Genaro, que alguna vez acompañó a Laureano hasta Lima, recuerda que, en las alturas de Negro Mayo, por Puquio, en época de lluvias, la carretera fangosa tenía atrapados buses, camiones y autos en ambos sentidos. Apareció “Papi” resoplando con inusitada fuerza y arrojando con sus llantas traseras lodo y cascajo, y dejando boquiabiertos a conductores y pasajeros. Pancho en una de sus habilidades de camionero nato, tenía cadenas de metal con los que tejía las llantas y cual si fuera un esquí moderno, dejaba atrás barro, hielo y preocupaciones.
Para el retorno de Lima, llevaba carga para Cusco y como la mejor manera de evitar a los gavilanes de ruta, sellaba la puerta trasera con ramas espinosas de guarango, que espantada a los potenciales ladrones de carretera.

En la bodega de “Machu” Luis Tello, en el restaurante de Cirilo Ayala, en la tienda de la “Gringa” Trini, de la "Negra" Julia, o en la pensión Tiburcia; el tío Pancho acompañado de sus coetáneos Laureano, Adrián, César, Genaro, Washington, Melchor y otros, entre profesores y guardiaciviles, arrancaba suspiros y palmas al rasguñar huainos, carnavales y jarawis con un minúsculo Chillador de doce cuerdas. Un maestro el tío.

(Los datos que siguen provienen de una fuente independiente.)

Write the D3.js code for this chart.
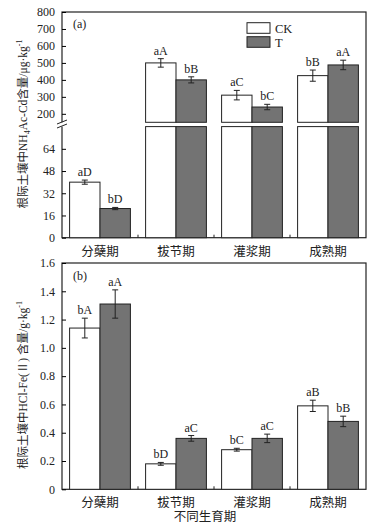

Lo imagino con sus trancos aligerados y una casaca negra de cuero, pasar por la puerta de la despensa de Tomacucho con sus bigotes bien cuidados que le daban un perfil especial. Lo saludo y me responde acariciando mi cabeza, “Hola Paincha” y le doy el vuelto con un pedido: “Tiochay, propinachata, calamerochapak”. Mis manos se regocijan con el brillo dorado del metal de veinte céntimos, que serán suficientes para comprar una mano de caramelos Perita y Monterrico y galletas animalito, que esperan donde la señora Rebeca.